> **Instructions to follow**: Return each line containing the string "image".

> **Dataset records**:
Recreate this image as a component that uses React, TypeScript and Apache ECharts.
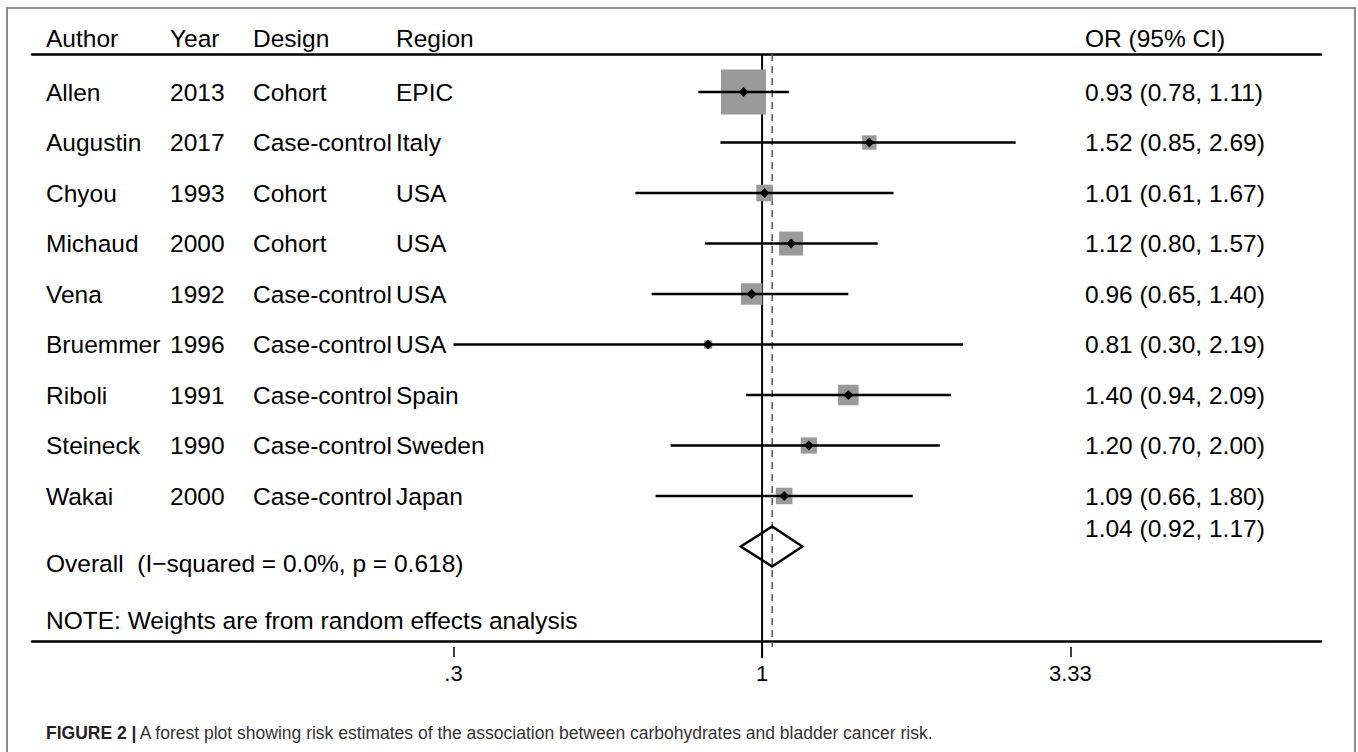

--

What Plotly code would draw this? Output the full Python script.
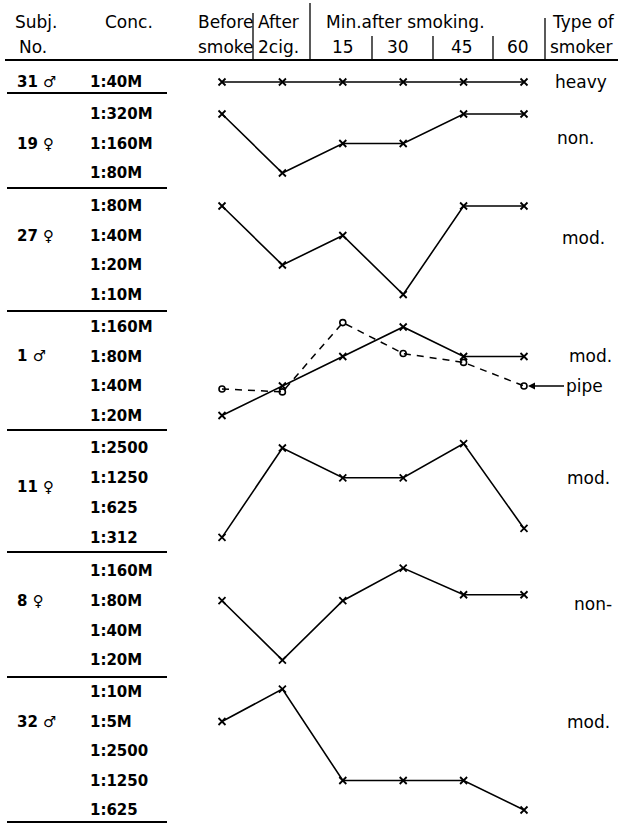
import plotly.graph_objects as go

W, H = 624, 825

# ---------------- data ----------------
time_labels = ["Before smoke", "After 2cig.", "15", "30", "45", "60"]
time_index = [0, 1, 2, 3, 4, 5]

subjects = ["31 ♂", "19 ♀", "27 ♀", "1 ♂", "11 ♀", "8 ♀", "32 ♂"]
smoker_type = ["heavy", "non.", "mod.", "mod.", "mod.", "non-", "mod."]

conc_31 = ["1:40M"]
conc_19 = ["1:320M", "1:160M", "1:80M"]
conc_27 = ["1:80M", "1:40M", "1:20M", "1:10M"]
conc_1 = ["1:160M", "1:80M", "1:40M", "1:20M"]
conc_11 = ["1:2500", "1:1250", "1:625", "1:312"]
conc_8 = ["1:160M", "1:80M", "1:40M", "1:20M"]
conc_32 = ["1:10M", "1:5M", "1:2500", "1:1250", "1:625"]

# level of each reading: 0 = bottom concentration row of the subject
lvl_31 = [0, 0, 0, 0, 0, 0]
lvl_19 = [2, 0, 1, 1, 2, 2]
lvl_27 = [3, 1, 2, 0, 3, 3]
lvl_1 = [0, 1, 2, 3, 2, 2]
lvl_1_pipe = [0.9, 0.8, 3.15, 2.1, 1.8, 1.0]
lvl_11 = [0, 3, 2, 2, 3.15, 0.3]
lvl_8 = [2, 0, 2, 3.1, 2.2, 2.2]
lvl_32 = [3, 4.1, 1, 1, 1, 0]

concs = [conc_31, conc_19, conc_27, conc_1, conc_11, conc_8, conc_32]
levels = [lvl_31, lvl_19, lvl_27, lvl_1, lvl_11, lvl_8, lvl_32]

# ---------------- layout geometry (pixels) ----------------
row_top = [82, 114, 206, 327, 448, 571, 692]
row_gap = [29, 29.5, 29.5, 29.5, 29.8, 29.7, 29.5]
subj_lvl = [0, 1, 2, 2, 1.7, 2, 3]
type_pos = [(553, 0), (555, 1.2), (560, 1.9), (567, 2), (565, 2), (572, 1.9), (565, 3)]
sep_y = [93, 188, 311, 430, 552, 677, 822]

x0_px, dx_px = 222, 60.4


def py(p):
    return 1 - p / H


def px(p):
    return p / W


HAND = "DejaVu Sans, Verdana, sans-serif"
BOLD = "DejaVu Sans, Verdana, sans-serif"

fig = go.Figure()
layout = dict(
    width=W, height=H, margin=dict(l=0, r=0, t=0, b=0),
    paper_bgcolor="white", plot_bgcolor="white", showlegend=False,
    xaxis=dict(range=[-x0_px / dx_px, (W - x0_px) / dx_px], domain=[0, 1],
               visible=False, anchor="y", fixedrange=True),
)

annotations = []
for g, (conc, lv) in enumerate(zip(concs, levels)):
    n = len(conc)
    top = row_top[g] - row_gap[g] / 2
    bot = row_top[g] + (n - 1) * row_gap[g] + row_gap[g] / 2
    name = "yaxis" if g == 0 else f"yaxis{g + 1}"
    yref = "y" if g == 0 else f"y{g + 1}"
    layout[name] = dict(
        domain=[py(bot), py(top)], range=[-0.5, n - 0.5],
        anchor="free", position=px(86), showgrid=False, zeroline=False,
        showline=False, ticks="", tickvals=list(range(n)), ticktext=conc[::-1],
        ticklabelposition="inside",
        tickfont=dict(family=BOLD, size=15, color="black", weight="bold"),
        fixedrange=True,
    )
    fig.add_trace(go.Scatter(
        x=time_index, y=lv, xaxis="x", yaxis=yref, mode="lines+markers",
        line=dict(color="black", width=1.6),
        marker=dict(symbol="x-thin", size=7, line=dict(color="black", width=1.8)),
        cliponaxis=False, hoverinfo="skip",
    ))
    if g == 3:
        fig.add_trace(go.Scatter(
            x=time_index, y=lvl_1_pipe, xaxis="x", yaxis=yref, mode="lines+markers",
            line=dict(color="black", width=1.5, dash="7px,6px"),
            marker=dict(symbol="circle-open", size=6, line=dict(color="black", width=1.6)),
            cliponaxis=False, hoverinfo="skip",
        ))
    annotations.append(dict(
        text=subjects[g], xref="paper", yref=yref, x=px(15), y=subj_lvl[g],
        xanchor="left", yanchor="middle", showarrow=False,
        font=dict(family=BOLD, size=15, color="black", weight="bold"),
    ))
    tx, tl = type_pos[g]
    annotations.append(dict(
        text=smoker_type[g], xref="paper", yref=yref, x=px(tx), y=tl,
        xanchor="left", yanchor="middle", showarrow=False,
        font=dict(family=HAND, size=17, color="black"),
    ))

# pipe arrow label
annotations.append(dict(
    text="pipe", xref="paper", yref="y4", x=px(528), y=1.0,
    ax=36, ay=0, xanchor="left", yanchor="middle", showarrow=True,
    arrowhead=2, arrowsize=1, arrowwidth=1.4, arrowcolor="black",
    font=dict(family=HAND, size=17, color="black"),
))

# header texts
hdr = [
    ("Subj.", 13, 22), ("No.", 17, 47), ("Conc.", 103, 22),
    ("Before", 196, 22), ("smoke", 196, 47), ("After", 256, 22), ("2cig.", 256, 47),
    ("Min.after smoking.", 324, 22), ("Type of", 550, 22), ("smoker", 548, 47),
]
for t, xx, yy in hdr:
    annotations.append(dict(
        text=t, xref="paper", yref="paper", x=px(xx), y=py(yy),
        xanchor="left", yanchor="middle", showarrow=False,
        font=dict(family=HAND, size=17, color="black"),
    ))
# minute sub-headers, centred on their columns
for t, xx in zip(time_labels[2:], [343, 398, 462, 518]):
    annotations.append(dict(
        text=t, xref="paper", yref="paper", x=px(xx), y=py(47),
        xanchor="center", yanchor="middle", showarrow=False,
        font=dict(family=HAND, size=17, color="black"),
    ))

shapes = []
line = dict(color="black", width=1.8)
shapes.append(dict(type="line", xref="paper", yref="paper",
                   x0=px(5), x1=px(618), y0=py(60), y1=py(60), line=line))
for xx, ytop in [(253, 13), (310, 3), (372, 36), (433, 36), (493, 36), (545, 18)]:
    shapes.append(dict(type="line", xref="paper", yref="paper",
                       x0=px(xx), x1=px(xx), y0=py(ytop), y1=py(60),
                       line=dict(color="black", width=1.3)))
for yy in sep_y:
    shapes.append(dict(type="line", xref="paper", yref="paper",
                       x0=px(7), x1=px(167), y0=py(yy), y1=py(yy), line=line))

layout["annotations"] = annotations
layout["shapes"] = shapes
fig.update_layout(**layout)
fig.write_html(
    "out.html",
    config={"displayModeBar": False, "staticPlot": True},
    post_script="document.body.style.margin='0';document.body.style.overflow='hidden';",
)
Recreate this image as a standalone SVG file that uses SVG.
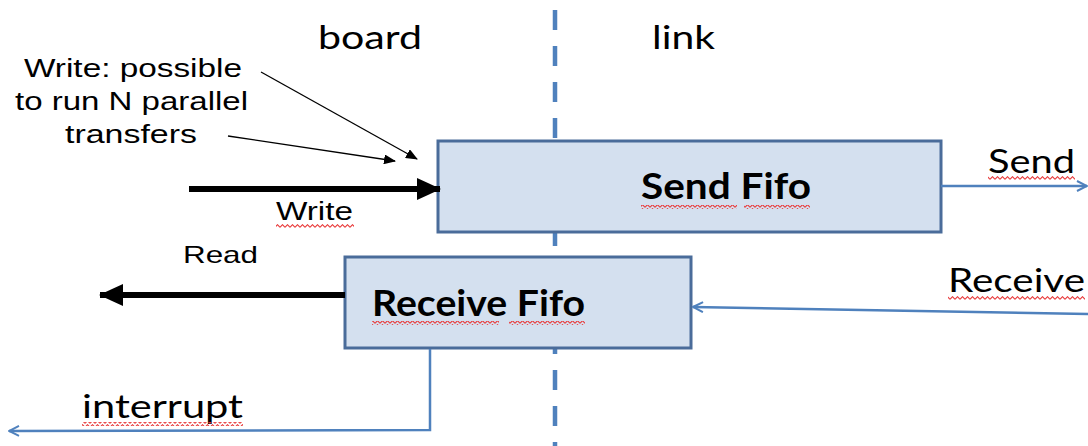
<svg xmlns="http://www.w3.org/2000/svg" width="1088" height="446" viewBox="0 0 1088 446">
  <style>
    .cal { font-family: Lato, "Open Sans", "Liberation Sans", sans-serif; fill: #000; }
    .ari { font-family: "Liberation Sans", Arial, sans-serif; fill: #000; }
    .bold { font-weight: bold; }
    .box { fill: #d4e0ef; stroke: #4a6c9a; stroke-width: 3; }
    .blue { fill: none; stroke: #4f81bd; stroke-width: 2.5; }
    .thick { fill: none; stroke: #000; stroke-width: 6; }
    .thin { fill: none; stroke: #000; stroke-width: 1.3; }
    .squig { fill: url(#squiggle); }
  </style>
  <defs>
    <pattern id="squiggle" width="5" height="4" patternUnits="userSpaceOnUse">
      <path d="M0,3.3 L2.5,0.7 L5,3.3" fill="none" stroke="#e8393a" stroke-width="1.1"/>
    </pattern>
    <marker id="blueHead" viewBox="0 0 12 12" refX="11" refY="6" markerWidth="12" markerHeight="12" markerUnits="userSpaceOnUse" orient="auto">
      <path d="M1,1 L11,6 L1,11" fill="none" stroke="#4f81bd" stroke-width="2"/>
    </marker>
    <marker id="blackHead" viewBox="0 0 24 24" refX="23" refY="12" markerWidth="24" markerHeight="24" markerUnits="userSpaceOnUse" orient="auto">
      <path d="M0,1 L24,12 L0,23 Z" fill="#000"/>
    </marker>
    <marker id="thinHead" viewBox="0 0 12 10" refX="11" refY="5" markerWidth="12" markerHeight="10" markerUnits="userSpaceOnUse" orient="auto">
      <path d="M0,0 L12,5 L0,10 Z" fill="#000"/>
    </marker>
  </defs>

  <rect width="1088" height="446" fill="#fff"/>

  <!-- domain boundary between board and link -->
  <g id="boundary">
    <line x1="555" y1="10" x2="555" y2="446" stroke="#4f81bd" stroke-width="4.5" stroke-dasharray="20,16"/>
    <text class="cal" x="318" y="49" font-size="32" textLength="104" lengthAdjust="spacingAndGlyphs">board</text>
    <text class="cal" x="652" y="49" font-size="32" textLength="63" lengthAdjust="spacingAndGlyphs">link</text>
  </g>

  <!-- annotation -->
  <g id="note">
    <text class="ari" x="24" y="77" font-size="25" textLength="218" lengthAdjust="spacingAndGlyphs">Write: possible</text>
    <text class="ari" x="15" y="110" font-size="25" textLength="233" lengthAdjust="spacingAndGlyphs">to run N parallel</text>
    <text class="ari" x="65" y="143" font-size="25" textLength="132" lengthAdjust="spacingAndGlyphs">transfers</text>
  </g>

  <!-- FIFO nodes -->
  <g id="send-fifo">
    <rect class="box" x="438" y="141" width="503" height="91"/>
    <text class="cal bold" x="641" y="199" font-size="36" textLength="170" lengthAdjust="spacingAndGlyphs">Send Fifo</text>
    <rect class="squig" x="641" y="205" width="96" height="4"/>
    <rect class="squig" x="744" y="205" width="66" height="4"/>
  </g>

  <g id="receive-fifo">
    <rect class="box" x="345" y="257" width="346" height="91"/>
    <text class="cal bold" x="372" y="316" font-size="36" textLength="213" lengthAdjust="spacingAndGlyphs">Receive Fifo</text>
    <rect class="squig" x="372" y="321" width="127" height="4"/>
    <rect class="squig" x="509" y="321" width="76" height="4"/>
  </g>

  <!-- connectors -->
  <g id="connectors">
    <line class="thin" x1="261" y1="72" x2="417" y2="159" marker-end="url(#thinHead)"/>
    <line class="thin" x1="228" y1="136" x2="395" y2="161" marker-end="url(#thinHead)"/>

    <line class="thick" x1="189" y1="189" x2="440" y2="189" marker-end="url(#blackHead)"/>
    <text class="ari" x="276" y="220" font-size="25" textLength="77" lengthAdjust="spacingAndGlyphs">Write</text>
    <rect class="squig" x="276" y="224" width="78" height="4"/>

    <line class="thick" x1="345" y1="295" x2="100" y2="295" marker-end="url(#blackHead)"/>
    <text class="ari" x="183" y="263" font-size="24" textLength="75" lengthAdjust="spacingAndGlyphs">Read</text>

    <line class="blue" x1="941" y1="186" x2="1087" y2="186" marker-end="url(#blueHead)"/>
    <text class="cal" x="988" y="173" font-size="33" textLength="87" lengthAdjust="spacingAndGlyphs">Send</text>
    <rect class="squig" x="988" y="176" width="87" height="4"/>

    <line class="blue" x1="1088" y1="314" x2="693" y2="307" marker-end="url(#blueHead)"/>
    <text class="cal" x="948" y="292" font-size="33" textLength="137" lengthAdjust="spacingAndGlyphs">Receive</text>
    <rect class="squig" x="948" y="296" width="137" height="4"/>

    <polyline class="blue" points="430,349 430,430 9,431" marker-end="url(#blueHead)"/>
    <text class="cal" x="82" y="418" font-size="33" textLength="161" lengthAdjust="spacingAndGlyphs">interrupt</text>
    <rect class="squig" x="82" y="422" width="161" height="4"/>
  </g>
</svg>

> **Worked answer**:
Recreate this image as a component that uses React, TypeScript and Apache ECharts.
Recreate this image as a standalone SVG file that uses SVG.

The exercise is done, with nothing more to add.